Exercise goal → Where a line holds the string "chart", return that line.

[Records with drawing code]
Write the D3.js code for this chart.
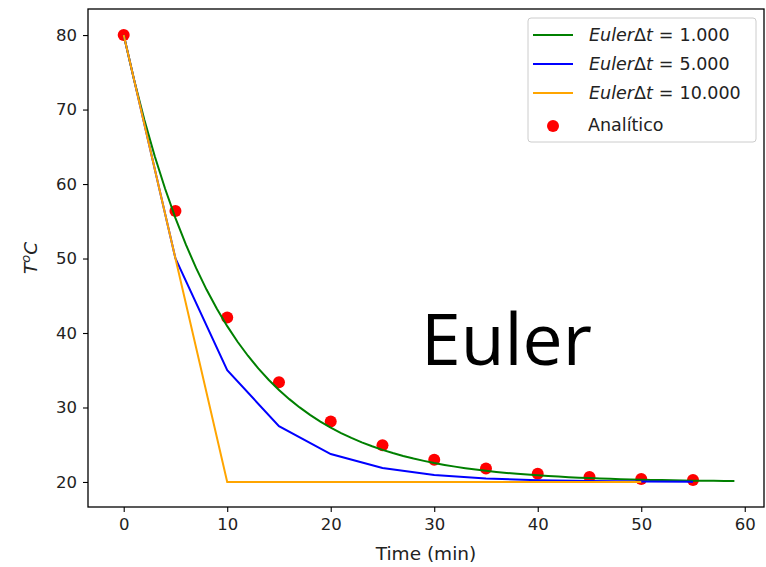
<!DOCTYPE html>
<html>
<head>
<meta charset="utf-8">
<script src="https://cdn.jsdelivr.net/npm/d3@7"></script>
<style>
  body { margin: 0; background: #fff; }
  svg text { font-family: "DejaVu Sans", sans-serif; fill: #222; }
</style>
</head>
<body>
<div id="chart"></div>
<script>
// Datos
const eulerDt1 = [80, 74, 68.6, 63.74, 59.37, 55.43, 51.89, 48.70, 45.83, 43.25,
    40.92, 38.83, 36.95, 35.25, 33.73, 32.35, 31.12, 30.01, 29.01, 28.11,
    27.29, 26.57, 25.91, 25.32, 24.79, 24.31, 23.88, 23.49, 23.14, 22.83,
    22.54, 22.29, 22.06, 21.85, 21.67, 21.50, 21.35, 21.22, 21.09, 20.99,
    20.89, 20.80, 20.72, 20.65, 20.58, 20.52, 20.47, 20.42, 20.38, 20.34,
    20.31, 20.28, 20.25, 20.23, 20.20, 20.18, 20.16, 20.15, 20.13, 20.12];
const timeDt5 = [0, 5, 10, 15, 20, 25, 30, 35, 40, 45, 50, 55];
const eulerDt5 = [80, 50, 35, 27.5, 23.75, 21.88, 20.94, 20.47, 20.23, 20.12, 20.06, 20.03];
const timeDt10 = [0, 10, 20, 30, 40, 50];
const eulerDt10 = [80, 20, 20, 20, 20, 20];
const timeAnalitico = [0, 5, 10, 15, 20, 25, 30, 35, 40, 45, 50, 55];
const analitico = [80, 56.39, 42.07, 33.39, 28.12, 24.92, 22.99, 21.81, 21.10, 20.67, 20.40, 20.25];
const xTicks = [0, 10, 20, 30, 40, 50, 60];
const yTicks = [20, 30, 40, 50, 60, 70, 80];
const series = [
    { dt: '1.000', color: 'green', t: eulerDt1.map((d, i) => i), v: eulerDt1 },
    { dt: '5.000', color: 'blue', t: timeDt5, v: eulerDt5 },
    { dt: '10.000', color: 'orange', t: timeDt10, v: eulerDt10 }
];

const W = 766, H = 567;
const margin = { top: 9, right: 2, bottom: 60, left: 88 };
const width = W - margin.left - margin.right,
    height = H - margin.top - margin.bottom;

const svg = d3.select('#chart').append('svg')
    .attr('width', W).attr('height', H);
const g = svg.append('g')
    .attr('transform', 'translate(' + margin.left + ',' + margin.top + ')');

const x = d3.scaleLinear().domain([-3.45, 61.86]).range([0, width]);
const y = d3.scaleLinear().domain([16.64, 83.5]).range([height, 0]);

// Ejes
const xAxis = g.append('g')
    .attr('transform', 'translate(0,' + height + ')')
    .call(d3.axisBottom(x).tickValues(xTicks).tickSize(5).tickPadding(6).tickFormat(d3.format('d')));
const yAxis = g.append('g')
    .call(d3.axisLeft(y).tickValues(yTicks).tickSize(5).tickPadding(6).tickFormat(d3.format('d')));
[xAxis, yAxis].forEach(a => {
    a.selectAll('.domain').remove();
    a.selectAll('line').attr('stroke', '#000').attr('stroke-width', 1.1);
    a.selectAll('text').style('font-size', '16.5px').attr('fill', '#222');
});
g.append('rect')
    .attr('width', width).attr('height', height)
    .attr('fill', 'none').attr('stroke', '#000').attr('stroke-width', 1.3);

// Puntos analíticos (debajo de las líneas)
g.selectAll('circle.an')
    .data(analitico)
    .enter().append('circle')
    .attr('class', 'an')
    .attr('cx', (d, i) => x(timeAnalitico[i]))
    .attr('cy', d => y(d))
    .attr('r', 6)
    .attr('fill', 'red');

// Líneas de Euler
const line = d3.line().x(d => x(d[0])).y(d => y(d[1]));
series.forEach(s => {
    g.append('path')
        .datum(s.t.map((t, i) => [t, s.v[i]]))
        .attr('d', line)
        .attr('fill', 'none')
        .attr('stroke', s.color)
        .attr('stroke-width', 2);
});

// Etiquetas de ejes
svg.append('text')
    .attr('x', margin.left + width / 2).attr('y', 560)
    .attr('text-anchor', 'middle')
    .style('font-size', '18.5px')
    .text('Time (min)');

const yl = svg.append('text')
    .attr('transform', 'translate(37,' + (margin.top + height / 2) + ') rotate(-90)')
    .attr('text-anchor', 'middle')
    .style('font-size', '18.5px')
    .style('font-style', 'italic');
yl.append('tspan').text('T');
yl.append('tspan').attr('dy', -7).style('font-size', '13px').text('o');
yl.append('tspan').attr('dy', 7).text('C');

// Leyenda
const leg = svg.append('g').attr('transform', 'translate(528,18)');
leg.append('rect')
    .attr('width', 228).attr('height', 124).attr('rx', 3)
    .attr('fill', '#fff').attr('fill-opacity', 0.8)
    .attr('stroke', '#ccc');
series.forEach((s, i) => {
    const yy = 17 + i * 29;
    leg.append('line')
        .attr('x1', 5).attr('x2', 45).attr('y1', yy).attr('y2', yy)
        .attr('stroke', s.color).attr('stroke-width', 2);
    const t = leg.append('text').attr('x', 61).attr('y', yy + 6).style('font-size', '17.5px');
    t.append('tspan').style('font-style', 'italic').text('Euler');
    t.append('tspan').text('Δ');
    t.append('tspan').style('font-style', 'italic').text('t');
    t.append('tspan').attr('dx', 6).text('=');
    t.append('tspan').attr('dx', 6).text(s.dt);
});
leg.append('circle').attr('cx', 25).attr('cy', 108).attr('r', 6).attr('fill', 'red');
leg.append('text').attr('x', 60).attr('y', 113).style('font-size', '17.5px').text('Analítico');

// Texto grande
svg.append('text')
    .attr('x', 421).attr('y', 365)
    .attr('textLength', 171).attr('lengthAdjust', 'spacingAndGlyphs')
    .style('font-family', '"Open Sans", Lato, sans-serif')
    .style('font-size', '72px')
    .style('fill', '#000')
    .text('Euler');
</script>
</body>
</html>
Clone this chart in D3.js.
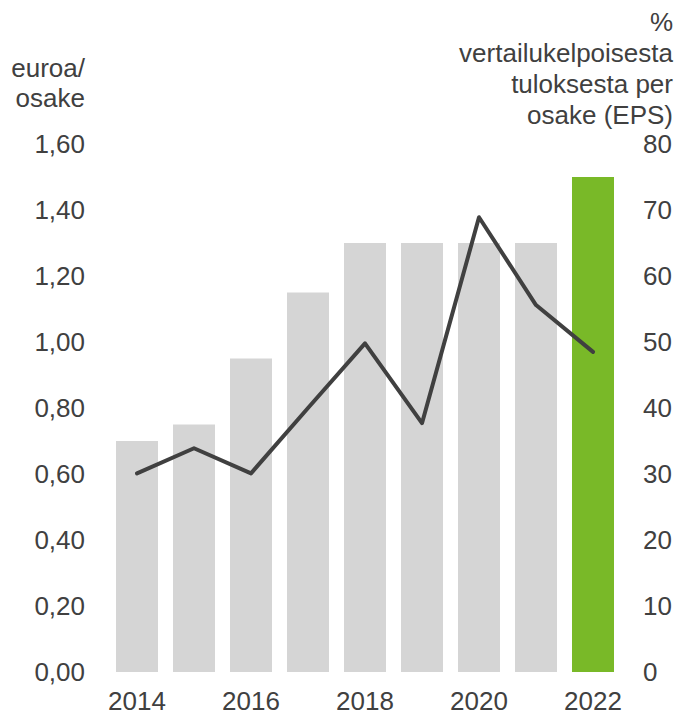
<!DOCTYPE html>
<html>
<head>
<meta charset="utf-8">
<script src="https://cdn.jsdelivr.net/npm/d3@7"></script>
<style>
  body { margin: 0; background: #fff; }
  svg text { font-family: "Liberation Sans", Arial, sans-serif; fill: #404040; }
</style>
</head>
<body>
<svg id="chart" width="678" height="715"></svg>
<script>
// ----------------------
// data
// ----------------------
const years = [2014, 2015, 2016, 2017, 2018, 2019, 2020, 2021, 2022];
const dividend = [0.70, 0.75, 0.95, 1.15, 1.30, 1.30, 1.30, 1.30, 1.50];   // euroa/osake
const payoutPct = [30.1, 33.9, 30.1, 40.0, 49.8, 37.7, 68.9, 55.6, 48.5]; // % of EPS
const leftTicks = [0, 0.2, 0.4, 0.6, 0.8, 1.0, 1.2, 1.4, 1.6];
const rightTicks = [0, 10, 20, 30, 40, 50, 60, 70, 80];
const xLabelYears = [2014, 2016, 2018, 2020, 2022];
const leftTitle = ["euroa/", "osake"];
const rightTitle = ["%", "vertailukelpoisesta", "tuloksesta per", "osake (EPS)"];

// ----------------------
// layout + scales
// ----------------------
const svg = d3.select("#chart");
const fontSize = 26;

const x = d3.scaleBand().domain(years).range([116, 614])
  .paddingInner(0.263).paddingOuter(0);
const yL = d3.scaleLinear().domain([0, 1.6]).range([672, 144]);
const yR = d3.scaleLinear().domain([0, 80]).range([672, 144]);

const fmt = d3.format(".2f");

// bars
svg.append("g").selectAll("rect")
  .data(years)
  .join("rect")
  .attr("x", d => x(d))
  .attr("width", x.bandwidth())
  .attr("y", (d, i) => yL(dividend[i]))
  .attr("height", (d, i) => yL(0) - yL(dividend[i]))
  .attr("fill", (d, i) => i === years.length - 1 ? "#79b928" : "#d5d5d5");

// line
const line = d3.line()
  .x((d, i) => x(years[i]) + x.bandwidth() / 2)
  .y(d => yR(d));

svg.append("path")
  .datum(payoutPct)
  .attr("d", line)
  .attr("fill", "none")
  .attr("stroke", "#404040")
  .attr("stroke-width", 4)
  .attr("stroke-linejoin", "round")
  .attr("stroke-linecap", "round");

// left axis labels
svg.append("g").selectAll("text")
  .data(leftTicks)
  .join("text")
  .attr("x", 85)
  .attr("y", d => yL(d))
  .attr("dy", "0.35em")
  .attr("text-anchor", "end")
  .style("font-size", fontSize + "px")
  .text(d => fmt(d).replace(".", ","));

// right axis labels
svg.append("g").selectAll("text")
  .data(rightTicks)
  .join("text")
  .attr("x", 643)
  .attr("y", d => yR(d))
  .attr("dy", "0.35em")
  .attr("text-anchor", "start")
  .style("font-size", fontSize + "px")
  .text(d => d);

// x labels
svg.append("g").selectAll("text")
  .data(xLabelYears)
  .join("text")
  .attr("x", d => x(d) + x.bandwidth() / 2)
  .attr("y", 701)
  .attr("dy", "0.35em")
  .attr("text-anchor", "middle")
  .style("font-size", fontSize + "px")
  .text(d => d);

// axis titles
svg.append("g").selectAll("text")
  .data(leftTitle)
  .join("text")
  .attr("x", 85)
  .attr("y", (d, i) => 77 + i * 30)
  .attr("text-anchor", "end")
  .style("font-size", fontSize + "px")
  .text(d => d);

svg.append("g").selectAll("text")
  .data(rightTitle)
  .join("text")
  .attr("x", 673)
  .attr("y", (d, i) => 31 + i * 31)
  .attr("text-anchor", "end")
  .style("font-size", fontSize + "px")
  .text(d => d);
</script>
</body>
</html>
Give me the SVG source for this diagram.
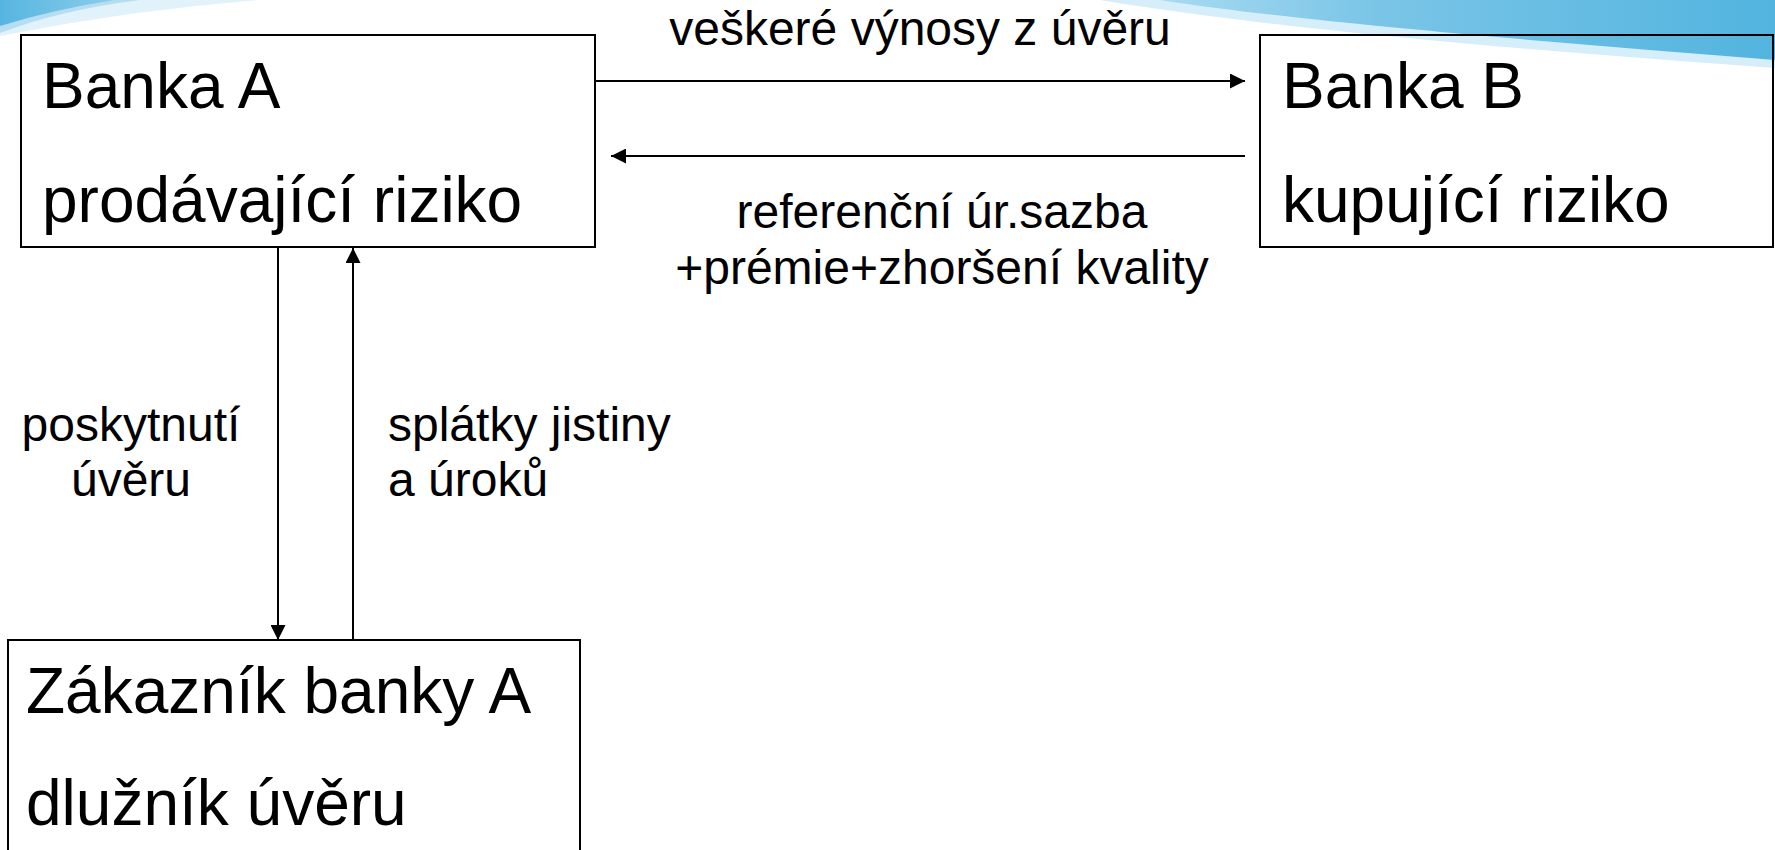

Answer to the problem →
Write the D3.js code for this chart.
<div id="chart"></div>
const svg = d3.select('#chart').append('svg')
Clone this chart in D3.js.
<svg id="chart" width="678" height="715"></svg>
const svg = d3.select("#chart");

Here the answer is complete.